Possibly equal, but I doubt they would be greater.  I don't know about Mravinsky, but Bernstein's recordings are usually not noted for their extreme pianissimos, while Karajan's often are. 8) Of course, that may be mostly the difference between Sony/Columbia and DG. ;D
Imagination + discipline = creativity

The new erato

As solo piano recordings are known to be the most difficult recordings to reproduce realistically on sound equipment, I would say solo piano works should be considered.  

lukeottevanger

Interesting.....wanting to see if I was right to remember old comments about wide dynamic range in Rattle's CBSO recordings I ran a Google search and came up with this - a report on a loudspeaker test, with a few comments on how it performed with a variety of CDs, one of which is indeed a Rattle/CBSO disc of Szymanowski's 3rd, a disc which I can attest does indeed have an extraordinarily large range (the climax of that symphony is one of the most massive in the repertoire  :o ).

Haffner

Quote from: sound67 on September 02, 2008, 08:12:56 AM
Eine Alpensinfonie, op.64 ?




That's my guess. A staggering achievement.

In my opinion, only the Shostakovich 4th (and perhaps some of the work of Aaron Copland) has matched it, from an overall quality perspective, since its publishing.

I should elaborate, I don't rate the above pieces according to their range alone, but at least as much for their obviously painstaking craftmanship.  Of course, that's just my personal standards.
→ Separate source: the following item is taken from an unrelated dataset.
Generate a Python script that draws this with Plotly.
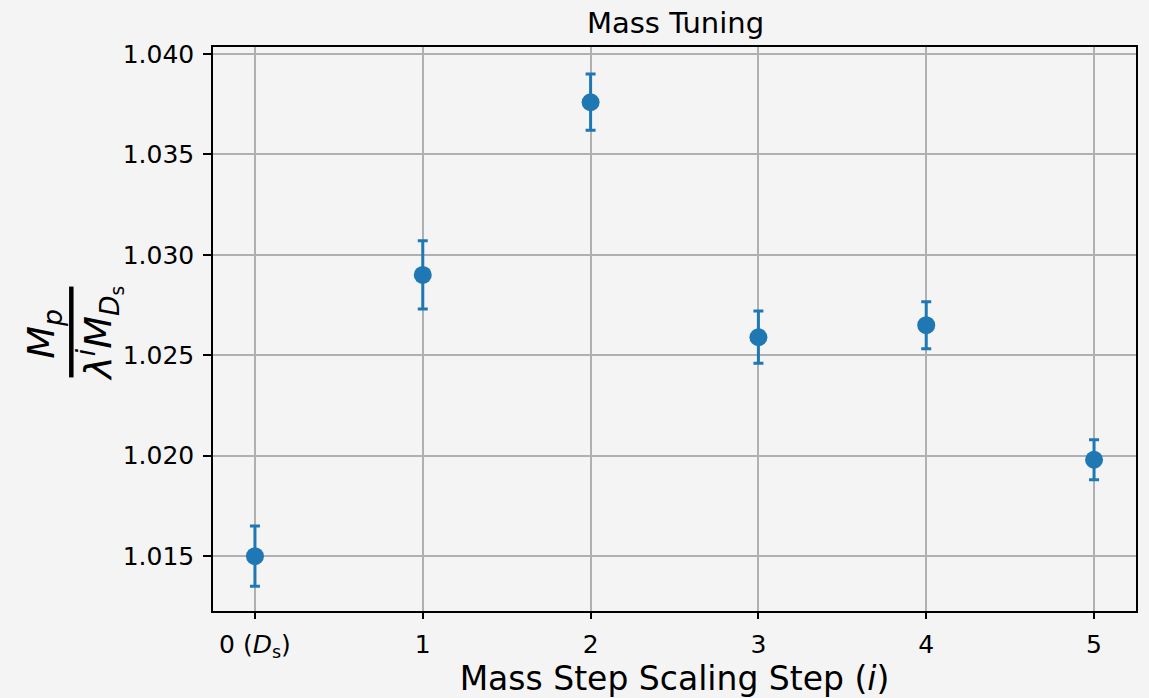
import plotly.graph_objects as go

steps = [0, 1, 2, 3, 4, 5]
step_labels = ["0 (<i>D</i><sub>s</sub>)", "1", "2", "3", "4", "5"]
ratio = [1.0150, 1.0290, 1.0376, 1.0259, 1.0265, 1.0198]
ratio_err = [0.0015, 0.0017, 0.0014, 0.0013, 0.00117, 0.0010]
y_ticks = [1.015, 1.020, 1.025, 1.030, 1.035, 1.040]
y_tick_labels = ["1.015", "1.020", "1.025", "1.030", "1.035", "1.040"]

blue = "#1f77b4"
font = "DejaVu Sans"
W, H = 1149, 698
L, R, T, B = 213, 11, 47, 86
pw, ph = W - L - R, H - T - B

fig = go.Figure()
fig.add_trace(go.Scatter(
    x=steps, y=ratio, mode="markers",
    marker=dict(color=blue, size=18),
    error_y=dict(type="data", array=ratio_err, color=blue, thickness=3, width=5),
    showlegend=False,
))

fig.update_layout(
    width=W, height=H,
    margin=dict(l=L, r=R, t=T, b=B),
    paper_bgcolor="#f4f4f4", plot_bgcolor="#f4f4f4",
    font=dict(family=font, color="black", size=25),
    title=dict(text="Mass Tuning", x=(L + pw / 2) / W, xref="container",
               xanchor="center", y=1 - 23 / H, yref="container", yanchor="middle",
               font=dict(size=29, family=font)),
)
fig.update_xaxes(
    range=[-0.25, 5.25], tickvals=steps, ticktext=step_labels,
    showgrid=True, gridcolor="#b0b0b0", gridwidth=1.5,
    showline=True, linecolor="black", linewidth=1.5, mirror=True,
    ticks="outside", ticklen=6, tickwidth=1.5, tickcolor="black",
    tickfont=dict(size=25), zeroline=False, ticklabelstandoff=4,
    title=dict(text="Mass Step Scaling Step (<i>i</i>)", font=dict(size=33), standoff=2),
)
fig.update_yaxes(
    range=[1.01227, 1.04035], tickvals=y_ticks, ticktext=y_tick_labels,
    showgrid=True, gridcolor="#b0b0b0", gridwidth=1.5,
    showline=True, linecolor="black", linewidth=1.5, mirror=True,
    ticks="outside", ticklen=8, tickwidth=1.5, tickcolor="black",
    tickfont=dict(size=25), zeroline=False, ticklabelstandoff=4,
)

# y-axis label as a rotated fraction
yc = 1 - (334 - T) / ph
fig.add_annotation(text="<i>M</i><sub><i>p</i></sub>", xref="paper", yref="paper",
                   x=(43 - L) / pw, y=yc, xanchor="center", yanchor="middle",
                   textangle=-90, showarrow=False, font=dict(size=38, family=font))
fig.add_annotation(text="<i>λ</i><sup><i>i</i></sup><i>M</i><sub><i>D</i><sub>s</sub></sub>",
                   xref="paper", yref="paper",
                   x=(99 - L) / pw, y=yc, xanchor="center", yanchor="middle",
                   textangle=-90, showarrow=False, font=dict(size=38, family=font))
fig.add_shape(type="line", xref="paper", yref="paper",
              x0=(71 - L) / pw, x1=(71 - L) / pw,
              y0=1 - (287 - T) / ph, y1=1 - (378 - T) / ph,
              line=dict(color="black", width=4.5))

fig.write_html("out.html", config={"displayModeBar": False},
               post_script="document.body.style.margin='0';document.body.style.background='#f4f4f4';")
Die Alpensinfonie just seemed to be the career summit for Strauss, combining his Wagner and Mozart fetishes with his earlier, more 20th century "experimental", side.

Tchaikovsky's 6th has quite the range as well.

George

Quote from: sound67 on September 02, 2008, 08:12:56 AM
Eine Alpensinfonie, op.64 ?


If it's between this work and the Tchaikovsky 6th, the Strauss wins by a landslide, or should I say avalanche;D

PerfectWagnerite


Holden

One piece sprung immediately to mind and that is the Reiner recording of the William Tell Overture. So soft at the beginning that I think I've got the volume too low and yet I don't dare turn it up as i know what's coming.